During this market downturn, I lost 1million+ US dollars due to the UST depeg and other tokens going down 80-90%. And I’m back to my net worth 2 years+ ago. I took a really long time building that portfolio, from farming defi governance utility/tokens, meme coins, your blue chip stocks. I thought I was smart, but I was merely early in the mania phase.
It felt…. Nothing. I know it can’t be compared to people who are worst off than me.
I feel so desensitized until I blew it all away. I was arrogant at the point to not have diversified properly especially with super high risk on assets like crypto.
I thought anchor protocol has a yield that was unsustainable but still decided to go for it and held it all the way down because ultimately there’s so many smart/VC people backing it. Nothing can go wrong right? And here I’m selling it at 10cents on the dollar.
I’m a really frugal person and even when I had that million + dollars I scrimped like someone who only had 100 bucks in the bank. Because I don’t cash it out at all. No one even knew I was worth that much. When I reached a million, I aimed higher with the same risk taking strategies but I didn’t know that it would be way harder.
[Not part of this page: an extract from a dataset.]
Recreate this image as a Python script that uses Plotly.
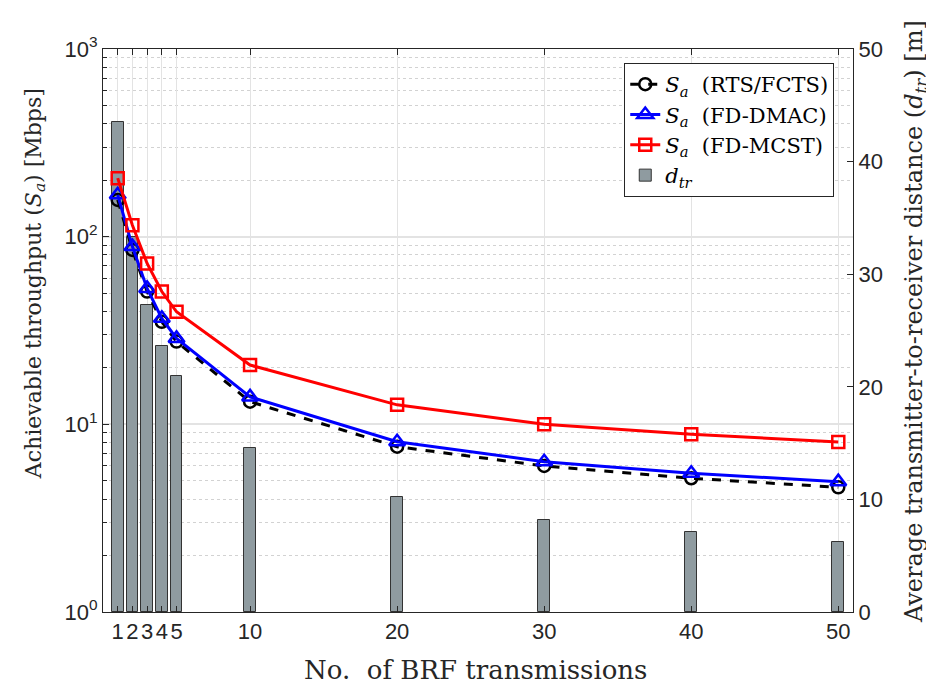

I would definitely work on my allocation strategies next time.
Anyone who had lost majority of their wealth >90%? How did you guys pick yourself up again?
I probably am able to make it through this phase and 2 more years of uni but I’m not sure if I’m ever going back to my peak net worth again. On the bright side, I still have my family, lifelong friends that see me for who I am and a healthy life. And that to me is more important than numbers on a screen.
Here are what netizens think:
- If it is just paper loss, you never really own it in the first place. Avoid putting all your eggs into the same basket next time specially in very speculative yet unproductive investments.
- Sigh I can empathise your situation cos I’m in a worse shit. But just bite the bullet and move on, believe market will go back up and believe the money can be earned again. Chin up and move on
- What you have lost is only 2 years of time. Take it as a learning opportunity. You are still young, with many years ahead to rebuild it.